Bien dans sa tête, bien dans son bocal

Publié le par Torlad

Je suis né dans un monde remarquable. Le sable était d’une qualité irréprochable. Les jardins étaient si somptueux qu’on aurait pu se croire rêvasser dans ceux même du palais de Poséidon. Mes semblables vivaient dans la même opulence qu’était la mienne : jamais faim, jamais froid… et jamais soif pardi ! Pourtant je ne me sentais pas à mon aise. Le monde imaginaire me portait à vivre mon existence telles les grandes aventures du chevalier Don Quichotte, bravant chaque jour la banalité, encouragé dans cette quête par le bonheur qu’il ressentait à vivre sa fantaisie. Ces rêves en tête, je ne m’épanouissais guère pas dans les relations avec mes semblables : leurs vies, leurs objectifs, leurs attentes, tout cela je ne le comprenais pas. Ou plutôt si… C’est comme s’ils n’avaient jamais connu la fantaisie de ce monde. Quand je conversais avec eux, je découvrais la plupart du temps un esprit souriant bêtement à sa destinée, se souciant guère de grand-chose hormis de ce qu’il fallait savoir réciter pour jouer dans chaque représentation de la pièce de théâtre à l’affiche de leur vie. J’ai donc sagement cherché à entreprendre mon enquête psychologique. Expérience de terrain, étude universitaire, la seule solution digne de ce nom je l’avais trouvé dans les saintes répliques d’un livre de science fiction : 42. Je ne pouvais malheureusement rester sur ce constat, même si je ressentais un bonheur rigolard à me dire que la clef était tout simplement là. Je ne suis pas resté longtemps dubitatif face au bilan de ces recherches. Il existait un moyen, je l’avais rencontré, éprouvé, découvert par hasard comme souvent dans les expériences scientifiques. « En voulant prendre un raccourci qu’il ne trouva jamais… ».


Je savais désormais sortir du bocal. Vue de l’extérieur, de l’autre côté de la vitre, mon monde se révélait comme éclairé par la lumière dense d’une nouvelle perspective.

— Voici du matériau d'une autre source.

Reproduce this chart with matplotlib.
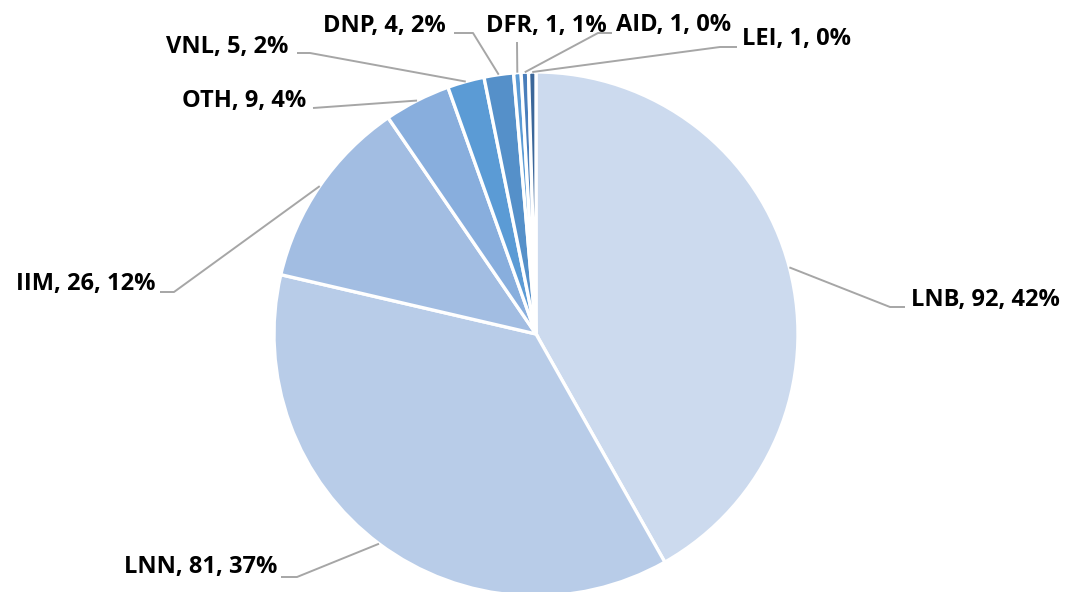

Ce monde que je connaissais n’était que la construction de quelque uns, imposée au reste de leurs semblables pour facilité l’opulence de leur vie. Nos existences étaient donc normés, dirigés de main de maître par les esclaves même du système mis en place et ceci dans un seul objectif : « Il faut produire, et reproduire encore ». Ma féerie ne pouvait pas survivre face à cette hypnose générale. Je commençais donc à sortir de plus en plus du bocal.          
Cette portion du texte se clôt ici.